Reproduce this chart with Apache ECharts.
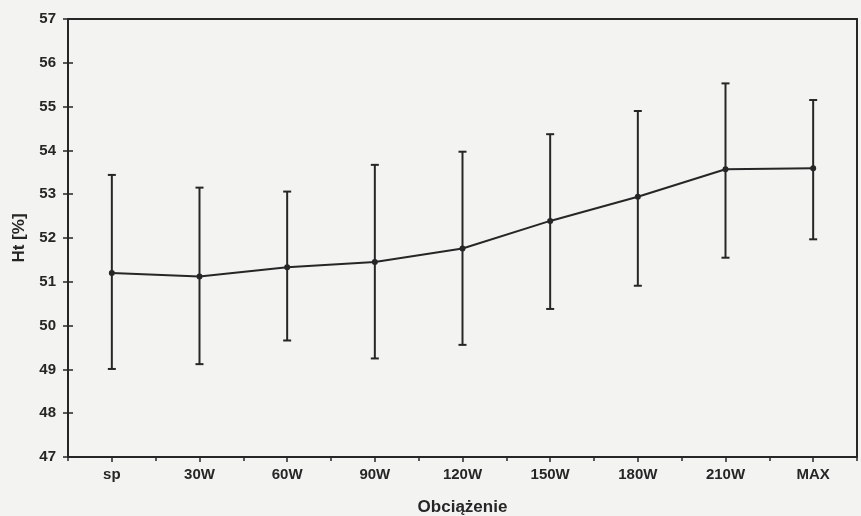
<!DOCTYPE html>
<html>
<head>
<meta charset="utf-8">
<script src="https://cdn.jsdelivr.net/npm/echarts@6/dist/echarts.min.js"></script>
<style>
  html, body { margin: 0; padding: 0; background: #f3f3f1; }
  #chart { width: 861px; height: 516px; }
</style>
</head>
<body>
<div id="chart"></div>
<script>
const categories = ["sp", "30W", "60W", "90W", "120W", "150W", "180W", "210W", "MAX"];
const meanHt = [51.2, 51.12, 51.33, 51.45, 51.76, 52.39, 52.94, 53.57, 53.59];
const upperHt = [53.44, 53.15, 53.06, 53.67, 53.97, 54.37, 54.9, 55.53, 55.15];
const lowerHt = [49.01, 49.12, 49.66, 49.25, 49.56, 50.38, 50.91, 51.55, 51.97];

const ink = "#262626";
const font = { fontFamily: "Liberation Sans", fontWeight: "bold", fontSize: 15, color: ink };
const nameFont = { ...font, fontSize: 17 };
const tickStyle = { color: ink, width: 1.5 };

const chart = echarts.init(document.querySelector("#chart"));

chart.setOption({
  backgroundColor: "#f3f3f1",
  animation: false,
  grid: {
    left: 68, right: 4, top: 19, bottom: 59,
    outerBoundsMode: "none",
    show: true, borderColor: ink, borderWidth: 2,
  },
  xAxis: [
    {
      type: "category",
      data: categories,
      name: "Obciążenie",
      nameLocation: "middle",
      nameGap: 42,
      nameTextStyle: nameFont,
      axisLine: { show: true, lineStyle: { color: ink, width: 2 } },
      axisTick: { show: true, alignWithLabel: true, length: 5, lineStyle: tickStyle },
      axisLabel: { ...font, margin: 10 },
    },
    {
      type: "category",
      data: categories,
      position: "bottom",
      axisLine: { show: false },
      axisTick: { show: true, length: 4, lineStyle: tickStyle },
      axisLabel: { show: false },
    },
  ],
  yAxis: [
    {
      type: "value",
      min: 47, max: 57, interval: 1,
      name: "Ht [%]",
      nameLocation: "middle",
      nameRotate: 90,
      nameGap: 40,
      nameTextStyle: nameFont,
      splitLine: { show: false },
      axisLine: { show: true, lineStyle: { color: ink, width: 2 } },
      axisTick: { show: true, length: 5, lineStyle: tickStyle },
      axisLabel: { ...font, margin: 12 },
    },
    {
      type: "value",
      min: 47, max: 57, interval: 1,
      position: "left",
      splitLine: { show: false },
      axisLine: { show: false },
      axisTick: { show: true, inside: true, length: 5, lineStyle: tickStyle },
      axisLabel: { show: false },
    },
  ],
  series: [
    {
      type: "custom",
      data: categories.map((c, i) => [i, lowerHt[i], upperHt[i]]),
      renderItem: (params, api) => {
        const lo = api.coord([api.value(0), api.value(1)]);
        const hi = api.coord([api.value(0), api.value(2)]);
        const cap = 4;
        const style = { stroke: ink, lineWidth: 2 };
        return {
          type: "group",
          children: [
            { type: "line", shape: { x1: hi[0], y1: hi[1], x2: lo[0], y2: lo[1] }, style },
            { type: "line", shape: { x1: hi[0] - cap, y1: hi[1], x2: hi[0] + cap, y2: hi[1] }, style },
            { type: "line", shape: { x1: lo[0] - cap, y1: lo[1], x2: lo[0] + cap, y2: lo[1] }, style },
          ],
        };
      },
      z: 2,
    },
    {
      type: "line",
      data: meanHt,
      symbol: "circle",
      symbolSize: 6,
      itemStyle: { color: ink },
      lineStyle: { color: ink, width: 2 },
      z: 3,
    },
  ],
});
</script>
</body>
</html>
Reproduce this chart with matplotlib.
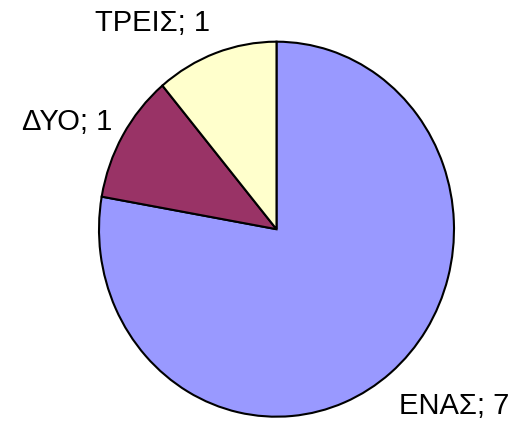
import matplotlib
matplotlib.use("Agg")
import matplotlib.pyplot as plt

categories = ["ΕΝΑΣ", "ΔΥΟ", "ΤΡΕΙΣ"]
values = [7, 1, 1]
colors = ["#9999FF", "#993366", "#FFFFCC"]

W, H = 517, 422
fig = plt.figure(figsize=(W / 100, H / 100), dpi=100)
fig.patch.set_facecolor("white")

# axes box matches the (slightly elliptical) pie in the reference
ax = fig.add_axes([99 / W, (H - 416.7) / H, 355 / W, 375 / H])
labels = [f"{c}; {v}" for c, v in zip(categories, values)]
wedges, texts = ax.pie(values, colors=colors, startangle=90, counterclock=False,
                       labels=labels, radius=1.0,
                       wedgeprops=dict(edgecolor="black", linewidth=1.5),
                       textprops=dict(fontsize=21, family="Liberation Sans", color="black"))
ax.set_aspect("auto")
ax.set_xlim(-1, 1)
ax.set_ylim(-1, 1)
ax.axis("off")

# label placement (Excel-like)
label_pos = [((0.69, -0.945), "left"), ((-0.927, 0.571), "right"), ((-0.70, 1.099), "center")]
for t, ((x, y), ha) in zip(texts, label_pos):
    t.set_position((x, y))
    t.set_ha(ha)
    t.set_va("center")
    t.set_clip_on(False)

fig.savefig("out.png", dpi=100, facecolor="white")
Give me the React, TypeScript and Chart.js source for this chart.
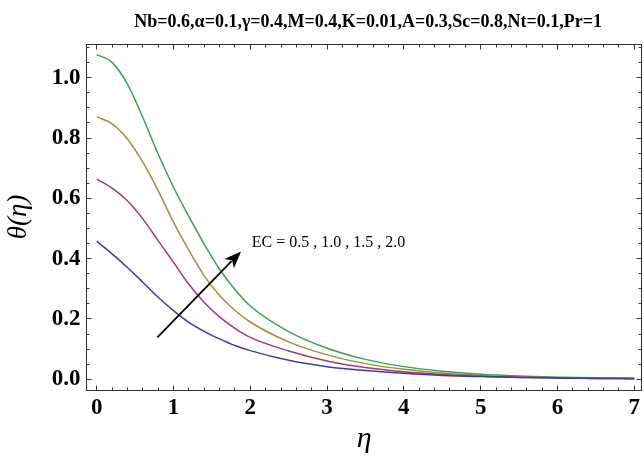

------------------------

Problem details>
All records above are to be printed exactly, minus the pictures they contain.

Expected answer>
Reproduce this chart with Apache ECharts.
<!DOCTYPE html>
<html>
<head>
<meta charset="utf-8">
<script src="https://cdn.jsdelivr.net/npm/echarts@6/dist/echarts.min.js"></script>
<style>
  html, body { margin: 0; padding: 0; background: #f3f3f1; }
  #chart { width: 861px; height: 516px; }
</style>
</head>
<body>
<div id="chart"></div>
<script>
const categories = ["sp", "30W", "60W", "90W", "120W", "150W", "180W", "210W", "MAX"];
const meanHt = [51.2, 51.12, 51.33, 51.45, 51.76, 52.39, 52.94, 53.57, 53.59];
const upperHt = [53.44, 53.15, 53.06, 53.67, 53.97, 54.37, 54.9, 55.53, 55.15];
const lowerHt = [49.01, 49.12, 49.66, 49.25, 49.56, 50.38, 50.91, 51.55, 51.97];

const ink = "#262626";
const font = { fontFamily: "Liberation Sans", fontWeight: "bold", fontSize: 15, color: ink };
const nameFont = { ...font, fontSize: 17 };
const tickStyle = { color: ink, width: 1.5 };

const chart = echarts.init(document.querySelector("#chart"));

chart.setOption({
  backgroundColor: "#f3f3f1",
  animation: false,
  grid: {
    left: 68, right: 4, top: 19, bottom: 59,
    outerBoundsMode: "none",
    show: true, borderColor: ink, borderWidth: 2,
  },
  xAxis: [
    {
      type: "category",
      data: categories,
      name: "Obciążenie",
      nameLocation: "middle",
      nameGap: 42,
      nameTextStyle: nameFont,
      axisLine: { show: true, lineStyle: { color: ink, width: 2 } },
      axisTick: { show: true, alignWithLabel: true, length: 5, lineStyle: tickStyle },
      axisLabel: { ...font, margin: 10 },
    },
    {
      type: "category",
      data: categories,
      position: "bottom",
      axisLine: { show: false },
      axisTick: { show: true, length: 4, lineStyle: tickStyle },
      axisLabel: { show: false },
    },
  ],
  yAxis: [
    {
      type: "value",
      min: 47, max: 57, interval: 1,
      name: "Ht [%]",
      nameLocation: "middle",
      nameRotate: 90,
      nameGap: 40,
      nameTextStyle: nameFont,
      splitLine: { show: false },
      axisLine: { show: true, lineStyle: { color: ink, width: 2 } },
      axisTick: { show: true, length: 5, lineStyle: tickStyle },
      axisLabel: { ...font, margin: 12 },
    },
    {
      type: "value",
      min: 47, max: 57, interval: 1,
      position: "left",
      splitLine: { show: false },
      axisLine: { show: false },
      axisTick: { show: true, inside: true, length: 5, lineStyle: tickStyle },
      axisLabel: { show: false },
    },
  ],
  series: [
    {
      type: "custom",
      data: categories.map((c, i) => [i, lowerHt[i], upperHt[i]]),
      renderItem: (params, api) => {
        const lo = api.coord([api.value(0), api.value(1)]);
        const hi = api.coord([api.value(0), api.value(2)]);
        const cap = 4;
        const style = { stroke: ink, lineWidth: 2 };
        return {
          type: "group",
          children: [
            { type: "line", shape: { x1: hi[0], y1: hi[1], x2: lo[0], y2: lo[1] }, style },
            { type: "line", shape: { x1: hi[0] - cap, y1: hi[1], x2: hi[0] + cap, y2: hi[1] }, style },
            { type: "line", shape: { x1: lo[0] - cap, y1: lo[1], x2: lo[0] + cap, y2: lo[1] }, style },
          ],
        };
      },
      z: 2,
    },
    {
      type: "line",
      data: meanHt,
      symbol: "circle",
      symbolSize: 6,
      itemStyle: { color: ink },
      lineStyle: { color: ink, width: 2 },
      z: 3,
    },
  ],
});
</script>
</body>
</html>
Reproduce this chart with matplotlib.
import matplotlib
matplotlib.use("Agg")
import matplotlib.pyplot as plt

categories = ["ΕΝΑΣ", "ΔΥΟ", "ΤΡΕΙΣ"]
values = [7, 1, 1]
colors = ["#9999FF", "#993366", "#FFFFCC"]

W, H = 517, 422
fig = plt.figure(figsize=(W / 100, H / 100), dpi=100)
fig.patch.set_facecolor("white")

# axes box matches the (slightly elliptical) pie in the reference
ax = fig.add_axes([99 / W, (H - 416.7) / H, 355 / W, 375 / H])
labels = [f"{c}; {v}" for c, v in zip(categories, values)]
wedges, texts = ax.pie(values, colors=colors, startangle=90, counterclock=False,
                       labels=labels, radius=1.0,
                       wedgeprops=dict(edgecolor="black", linewidth=1.5),
                       textprops=dict(fontsize=21, family="Liberation Sans", color="black"))
ax.set_aspect("auto")
ax.set_xlim(-1, 1)
ax.set_ylim(-1, 1)
ax.axis("off")

# label placement (Excel-like)
label_pos = [((0.69, -0.945), "left"), ((-0.927, 0.571), "right"), ((-0.70, 1.099), "center")]
for t, ((x, y), ha) in zip(texts, label_pos):
    t.set_position((x, y))
    t.set_ha(ha)
    t.set_va("center")
    t.set_clip_on(False)

fig.savefig("out.png", dpi=100, facecolor="white")
Give me the React, TypeScript and Chart.js source for this chart.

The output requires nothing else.